Written by Mayava Lending News | Jun 29, 2017 6:57:41 PM

Your credit card debt is more than just the money you owe. It's the barrier between good and great interest rates, and good and great credit scores. If you ever want to purchase a new car or house, or if you're a small business owner that needs a good personal credit score for loans, there's no doubt that you'll want to have your credit cards paid off. If you don't fully understand why offloading your credit card debt is so important, keep reading!

Getting Better Interest on Big Purchases

You will not realize how important it is to pay off credit card debt until you realize how costly it is to avoid doing so. That usually kicks in when you try to make a big purchase -- especially when you first apply for a mortgage and find out you qualify for less than you thought because of the debt load you carry.

If you're laden with debt you are seen as a higher risk to the mortgage lender. Thus, you are given a less-than-ideal interest rate. Your credit card debt will also be holding back your credit score from greatness, which further contributes to less-than-ideal interest rates. To give you an idea... a 0.25 percent difference in interest rates means a $20 higher payment each month on a 30-year, $150,000 fixed-rate mortgage.

Furthermore, if your credit card debts hold your score down it is likely you will resort to an FHA-insured home loan. This financing option comes with a 1.75 percent upfront fee, which you can roll into the term of your already pricey home loan.

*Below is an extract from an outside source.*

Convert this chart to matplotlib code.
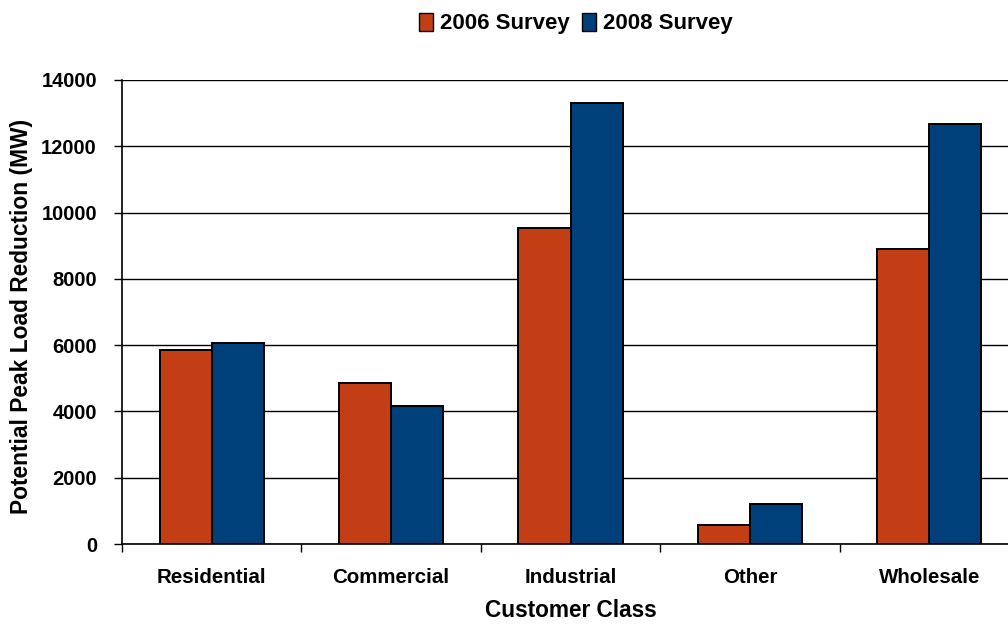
import numpy as np
import matplotlib
matplotlib.use("Agg")
import matplotlib.pyplot as plt
from matplotlib.patches import Patch

# ── Styling ───────────────────────────────────────────────────────────────────
plt.rcParams.update({
    'font.family': ['Liberation Sans', 'DejaVu Sans'],
    'font.weight': 'bold',
})

# ── Data ──────────────────────────────────────────────────────────────────────
categories = ["Residential", "Commercial", "Industrial", "Other", "Wholesale"]
survey_2006 = [5840, 4850, 9520, 570, 8900]
survey_2008 = [6050, 4150, 13300, 1200, 12660]
series_labels = ["2006 Survey", "2008 Survey"]
y_ticks = [0, 2000, 4000, 6000, 8000, 10000, 12000, 14000]

colors = {"2006 Survey": "#C33D15", "2008 Survey": "#00407A"}

# ── Plot ──────────────────────────────────────────────────────────────────────
fig = plt.figure(figsize=(10.08, 6.24), dpi=100)
ax = fig.add_axes([0.121, 0.1282, 0.89, 0.7436])

x = np.arange(len(categories))
w = 0.29
ax.bar(x - w / 2, survey_2006, width=w, color=colors["2006 Survey"],
       edgecolor='black', linewidth=1.4, zorder=3)
ax.bar(x + w / 2, survey_2008, width=w, color=colors["2008 Survey"],
       edgecolor='black', linewidth=1.4, zorder=3)

ax.set_xlim(-0.5, len(categories) - 0.5)
ax.set_ylim(0, 14000)
ax.set_yticks(y_ticks)
ax.yaxis.grid(True, color='black', linewidth=1.0, zorder=0)
ax.set_axisbelow(True)

# category labels at centres, tick marks at boundaries
ax.set_xticks(x)
ax.set_xticklabels(categories, fontsize=14.8, fontweight='bold')
ax.set_xticks(np.arange(-0.5, len(categories) + 0.5, 1), minor=True)
ax.tick_params(axis='x', which='major', length=0, pad=17)
ax.tick_params(axis='x', which='minor', length=6, width=1, direction='out')
ax.tick_params(axis='y', length=6, width=1, direction='out', pad=12,
               labelsize=14.5)
for lbl in ax.get_yticklabels():
    lbl.set_fontweight('bold')

for side in ['top', 'right']:
    ax.spines[side].set_visible(False)
for side in ['left', 'bottom']:
    ax.spines[side].set_linewidth(1.2)
    ax.spines[side].set_color('black')

ax.set_xlabel('Customer Class', fontsize=16.3, fontweight='bold', labelpad=9)
ax.set_ylabel('Potential Peak Load Reduction (MW)', fontsize=16.4,
              fontweight='bold')
ax.yaxis.set_label_coords(-0.099, 0.49)

handles = [Patch(facecolor=colors[s], edgecolor='black', linewidth=1.0)
           for s in series_labels]
fig.legend(handles, series_labels, loc='center', bbox_to_anchor=(0.571, 0.962),
           ncol=2, frameon=False, handlelength=0.65,
           handleheight=0.85, handletextpad=0.3, columnspacing=0.55,
           prop={'weight': 'bold', 'size': 16})

fig.savefig('out.png', dpi=100)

Building a Better Credit Score

Your credit score is a mathematical equation, which FICO calculates based on five key factors: Your Payment History (35%), Your Amounts Owing (30%), Your Credit Age (15%), Your New Credit (10%) and Your Credit Diversity (10%).

So, what does credit card debt mean if you wish to have excellent credit? First off, any delinquencies can hurt your score big time. With a strong credit rating, your first late payment could cost you as much as 110 points.

But what if you never miss a payment?

There's still the glaring issue that your credit card debt keeps your utilization rate up, which is how your "Amounts Owing" gets calculated. You can reduce this ratio by paying off your credit card debts -- in turn, there will be a noticeable increase in your credit score for some time to come.

More Great Reasons to Pay Off Credit Card Debt Now

You might have read this article from NerdWallet, 3 Reasons to Start Paying Off Your Credit Card Debt Now. It mentions how you can get a lower interest rate, of course. Two unique points brought up in the article are: a reduction in your credit utilization rate and more available funds for your monthly budget.

"Cash is king," so getting your affairs in order increases your purchasing power -- and the faster you do it the less you'll pay in interest in the long run. The cost of keeping your credit card debts unpaid truly outweighs the expense of paying them off. You will avoid accruing interest, something which can add up fast if you only make the minimum payment each month.

Conclusion

You can always consider ways to fast-track your credit card repayment battle, which is especially a good idea if your cards have high interest rates. For most, this means obtaining a consolidation loan at a lower interest rate. A consolidation loan not only helps you to pay off credit card debt, but it also improves your credit utilization rate right away as it's a loan and doesn't factor in to your ratio.